▶ _Objective_: Copy out each line exactly; pictures stay out of the copy.

****

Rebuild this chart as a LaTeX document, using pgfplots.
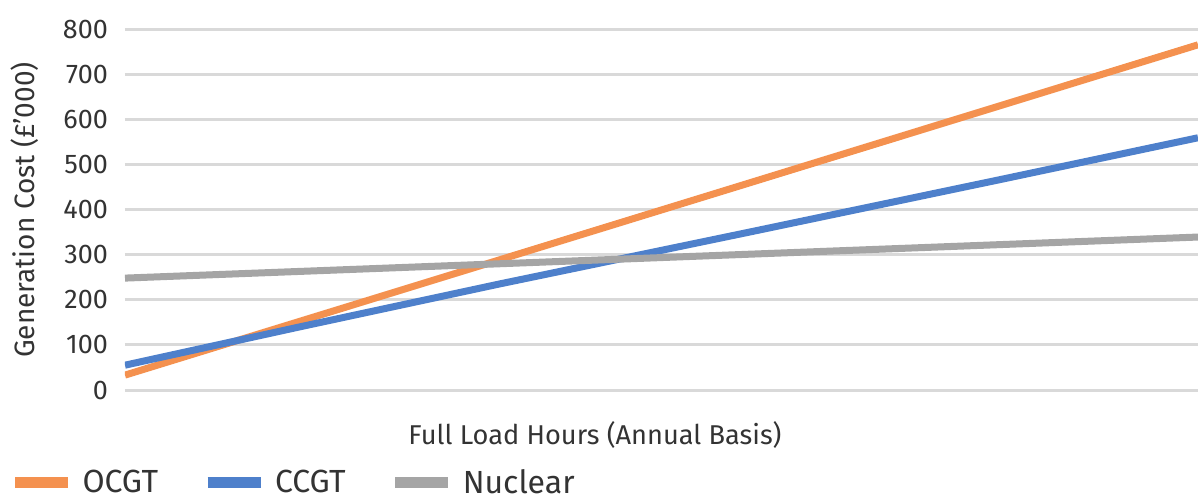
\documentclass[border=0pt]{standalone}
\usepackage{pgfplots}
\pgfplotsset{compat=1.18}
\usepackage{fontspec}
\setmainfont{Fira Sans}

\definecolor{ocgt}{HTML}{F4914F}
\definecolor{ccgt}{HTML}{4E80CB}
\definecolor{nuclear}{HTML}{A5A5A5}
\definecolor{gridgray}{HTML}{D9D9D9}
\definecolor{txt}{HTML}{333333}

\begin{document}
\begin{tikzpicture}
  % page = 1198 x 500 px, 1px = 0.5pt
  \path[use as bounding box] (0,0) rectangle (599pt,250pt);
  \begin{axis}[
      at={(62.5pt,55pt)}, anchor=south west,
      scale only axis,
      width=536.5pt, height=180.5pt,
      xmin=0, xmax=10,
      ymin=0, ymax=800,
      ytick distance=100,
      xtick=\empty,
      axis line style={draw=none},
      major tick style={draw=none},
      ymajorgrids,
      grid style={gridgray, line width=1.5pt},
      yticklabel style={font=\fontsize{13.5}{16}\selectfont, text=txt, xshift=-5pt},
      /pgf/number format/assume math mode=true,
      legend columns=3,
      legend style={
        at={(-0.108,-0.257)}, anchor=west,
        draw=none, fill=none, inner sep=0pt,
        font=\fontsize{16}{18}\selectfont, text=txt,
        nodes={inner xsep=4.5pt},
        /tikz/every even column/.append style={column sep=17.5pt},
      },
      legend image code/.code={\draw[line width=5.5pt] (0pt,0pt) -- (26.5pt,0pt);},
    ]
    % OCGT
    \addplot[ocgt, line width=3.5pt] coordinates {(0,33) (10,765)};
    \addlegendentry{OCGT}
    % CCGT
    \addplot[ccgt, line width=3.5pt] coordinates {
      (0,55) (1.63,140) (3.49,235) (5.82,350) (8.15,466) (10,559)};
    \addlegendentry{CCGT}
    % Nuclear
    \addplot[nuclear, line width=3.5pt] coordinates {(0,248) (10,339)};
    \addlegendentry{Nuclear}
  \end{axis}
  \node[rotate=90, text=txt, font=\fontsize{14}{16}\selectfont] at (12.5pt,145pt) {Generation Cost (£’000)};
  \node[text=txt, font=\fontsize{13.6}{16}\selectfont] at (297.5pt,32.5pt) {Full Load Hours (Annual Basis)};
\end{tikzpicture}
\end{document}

****

▶ _Expected answer_:
Rebuild this chart as a LaTeX document, using pgfplots.
\documentclass[border=0pt]{standalone}
\usepackage{pgfplots}
\pgfplotsset{compat=1.18}
\usepackage{fontspec}
\setmainfont{Fira Sans}

\definecolor{ocgt}{HTML}{F4914F}
\definecolor{ccgt}{HTML}{4E80CB}
\definecolor{nuclear}{HTML}{A5A5A5}
\definecolor{gridgray}{HTML}{D9D9D9}
\definecolor{txt}{HTML}{333333}

\begin{document}
\begin{tikzpicture}
  % page = 1198 x 500 px, 1px = 0.5pt
  \path[use as bounding box] (0,0) rectangle (599pt,250pt);
  \begin{axis}[
      at={(62.5pt,55pt)}, anchor=south west,
      scale only axis,
      width=536.5pt, height=180.5pt,
      xmin=0, xmax=10,
      ymin=0, ymax=800,
      ytick distance=100,
      xtick=\empty,
      axis line style={draw=none},
      major tick style={draw=none},
      ymajorgrids,
      grid style={gridgray, line width=1.5pt},
      yticklabel style={font=\fontsize{13.5}{16}\selectfont, text=txt, xshift=-5pt},
      /pgf/number format/assume math mode=true,
      legend columns=3,
      legend style={
        at={(-0.108,-0.257)}, anchor=west,
        draw=none, fill=none, inner sep=0pt,
        font=\fontsize{16}{18}\selectfont, text=txt,
        nodes={inner xsep=4.5pt},
        /tikz/every even column/.append style={column sep=17.5pt},
      },
      legend image code/.code={\draw[line width=5.5pt] (0pt,0pt) -- (26.5pt,0pt);},
    ]
    % OCGT
    \addplot[ocgt, line width=3.5pt] coordinates {(0,33) (10,765)};
    \addlegendentry{OCGT}
    % CCGT
    \addplot[ccgt, line width=3.5pt] coordinates {
      (0,55) (1.63,140) (3.49,235) (5.82,350) (8.15,466) (10,559)};
    \addlegendentry{CCGT}
    % Nuclear
    \addplot[nuclear, line width=3.5pt] coordinates {(0,248) (10,339)};
    \addlegendentry{Nuclear}
  \end{axis}
  \node[rotate=90, text=txt, font=\fontsize{14}{16}\selectfont] at (12.5pt,145pt) {Generation Cost (£’000)};
  \node[text=txt, font=\fontsize{13.6}{16}\selectfont] at (297.5pt,32.5pt) {Full Load Hours (Annual Basis)};
\end{tikzpicture}
\end{document}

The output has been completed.